Rivers and groundwater aquifers share a mutually beneficial relationship. Replete aquifers provide base flows in rivers. During the monsoon, it's payback time for the river as it replenishes the aquifer. Floodplains provide space for rivers to spread their water. In the dry season, as river levels fall below groundwater levels, it gets its flow from the aquifers. There are underground interconnections between the two below the ground and it is important that the two remain connected.

The above is an ideal scenario. As groundwater levels fall, the link between the symbiotic connection snaps. As river flows continue to be tampered with on one side, and groundwater extraction continues unabated on the other, water resources simply run out, tipping the balance towards water scarcity, or floods.

Resilience and adaptation through rivers

Climate change adaptation and resilience are yet to be taken seriously.

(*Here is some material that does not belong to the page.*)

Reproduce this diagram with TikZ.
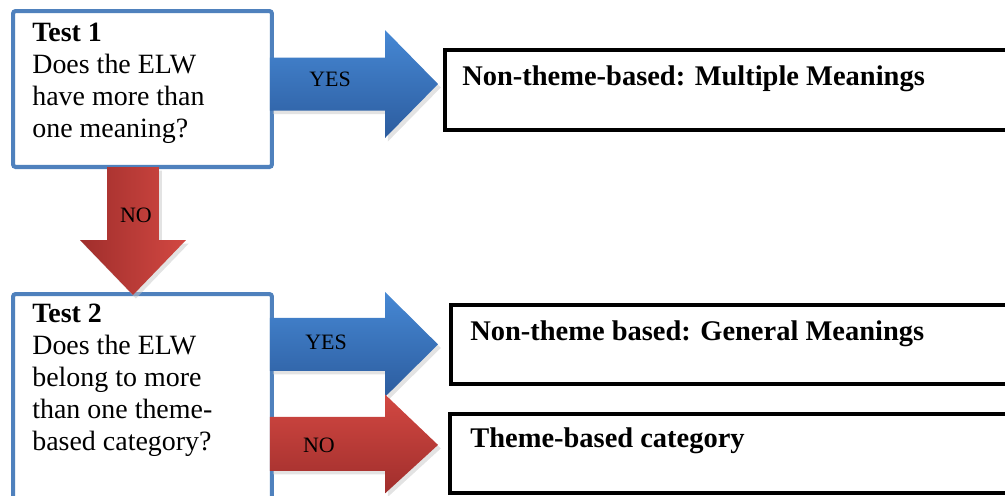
\documentclass[tikz,border=0pt]{standalone}
\usepackage{fontspec}
\setmainfont{Liberation Serif}
\usetikzlibrary{calc,shadows,positioning}

\definecolor{boxblue}{RGB}{79,129,189}
\definecolor{blueTop}{RGB}{70,136,212}
\definecolor{blueBot}{RGB}{44,92,158}
\definecolor{redTop}{RGB}{210,72,66}
\definecolor{redBot}{RGB}{160,46,44}

\tikzset{
  testbox/.style={draw=boxblue, line width=2.3pt, rounded corners=1.5pt, fill=white,
    anchor=north west, minimum width=5.18cm, inner sep=0pt},
  resultbox/.style={draw=black, line width=2.2pt, fill=white,
    anchor=north west, minimum width=12cm, inner sep=0pt},
  testtext/.style={anchor=north west, align=left, inner sep=0pt,
    font=\fontsize{15.9}{18.2}\selectfont},
  resulttext/.style={anchor=base west, inner sep=0pt,
    font=\fontsize{16.2}{19}\selectfont\bfseries},
  arrowlabel/.style={inner sep=0pt, font=\fontsize{12.5}{14}\selectfont},
  boxshadow/.style={drop shadow={shadow xshift=1.6pt, shadow yshift=-2pt, fill=black!22}},
  yesarrow/.style={boxshadow, top color=blueTop, bottom color=blueBot},
  noarrow/.style={boxshadow, top color=redTop, bottom color=redBot},
  downarrow/.style={boxshadow, left color=redBot, right color=redTop}
}

% block arrow pointing right: style, tail, tip, shaft half width, head half width
\newcommand{\blockright}[5]{%
  \path[#1] let \p1=(#2), \p2=(#3) in
    (\x1,\y1+#4) -- (\x2-1.06cm,\y1+#4) -- (\x2-1.06cm,\y1+#5) -- (\x2,\y2)
    -- (\x2-1.06cm,\y1-#5) -- (\x2-1.06cm,\y1-#4) -- (\x1,\y1-#4) -- cycle;}
% block arrow pointing down
\newcommand{\blockdown}[5]{%
  \path[#1] let \p1=(#2), \p2=(#3) in
    (\x1-#4,\y1) -- (\x1-#4,\y2+1.1cm) -- (\x1-#5,\y2+1.1cm) -- (\x2,\y2)
    -- (\x1+#5,\y2+1.1cm) -- (\x1+#4,\y2+1.1cm) -- (\x1+#4,\y1) -- cycle;}

\begin{document}
\begin{tikzpicture}[x=0.02cm,y=-0.02cm]
  \useasboundingbox (0,0) rectangle (1005,495);
  \clip (0,0) rectangle (1005,495);

  % test boxes
  \node[testbox, minimum height=3.12cm] (t1) at (11,9) {};
  \node[testbox, minimum height=4.6cm] (t2) at (11,292) {};

  % result boxes
  \node[resultbox, minimum height=1.6cm] (m1) at (443,48) {};
  \node[resultbox, minimum height=1.58cm] (m2) at (449,303) {};
  \node[resultbox, minimum height=1.58cm] (m3) at (448,412) {};

  \node[testtext] (t1 text) at ($(t1.north west)+(21,14)$)
    {\textbf{Test 1}\\Does the ELW\\have more than\\one meaning?};
  \node[testtext] (t2 text) at ($(t2.north west)+(21,12)$)
    {\textbf{Test 2}\\Does the ELW\\belong to more\\than one theme-\\based category?};

  \node[resulttext] (m1 text) at ($(m1.north west)+(19,37)$) {Non-theme-based: Multiple Meanings};
  \node[resulttext] (m2 text) at ($(m2.north west)+(21,37)$) {Non-theme based: General Meanings};
  \node[resulttext] (m3 text) at ($(m3.north west)+(22,35)$) {Theme-based category};

  % arrow ends
  \coordinate (yes1 tail) at ($(t1.east)+(-4,-5)$);
  \coordinate (yes1 tip) at ($(m1.west |- yes1 tail)+(-5,0)$);
  \coordinate (no1 tail) at ($(t1.south)+(-9.5,-2)$);
  \coordinate (no1 tip) at ($(t2.north -| no1 tail)+(0,3)$);
  \coordinate (yes2 tail) at ($(t1.east |- m2.west)+(-4,0)$);
  \coordinate (yes2 tip) at ($(m2.west)+(-11,0)$);
  \coordinate (no2 tail) at ($(t1.east |- m3.west)+(-4,-9.5)$);
  \coordinate (no2 tip) at ($(m3.west)+(-10,-8.5)$);

  \blockright{yesarrow}{yes1 tail}{yes1 tip}{0.53cm}{1.08cm}
  \blockdown{downarrow}{no1 tail}{no1 tip}{0.52cm}{1.06cm}
  \blockright{yesarrow}{yes2 tail}{yes2 tip}{0.53cm}{1.05cm}
  \blockright{noarrow}{no2 tail}{no2 tip}{0.54cm}{0.99cm}

  \node[arrowlabel] (yes1 label) at (330,79) {YES};
  \node[arrowlabel] (no1 label) at (136,215) {NO};
  \node[arrowlabel] (yes2 label) at (326,342.5) {YES};
  \node[arrowlabel] (no2 label) at (319,445) {NO};
\end{tikzpicture}
\end{document}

Climate finance is another example that points towards this.

In the Paris Agreement on Climate Change, 2015, rich countries pledged to provide USD 100 billion a year from 2020 to help the poorer countries tackle climate change through mitigation and adaptation action. While some 80 billion USD seem to have been delivered, for 2021, the figure now will be USD 120 billion. There has been a major demand from vulnerable countries that 50 per cent of the climate finance be provided for adaptation – so far only 20 per cent has been provided towards adaptation. However, funding alone will not be enough, since the quality of expenditure, and where it is spent also matters.

If climate action adaptation plans are to be effective, these will need to incorporate rivers into their plans.

Climate resilience is strengthened through healthy ecosystems, of which rivers are key. Says Magsaysay award winner, Rajendra Singh: "We must link the hearts, minds and action of the people with rivers for a healthy ecosystem and for our own health, peace and security."

The first step is to understand rivers. According to the late GD Agarwal, who sacrificed his life for the Ganga, "A river is self-flowing, carrying water from the snow, rain, under the ground, flowing continuously, pure and free from the origin to the confluence. From ages, freely touched by the sun, air and soil, a river is never bound, given life by nature and giving life to nature.'

A river is much more than water. From understanding a river and connecting to it, will emerge appropriate action.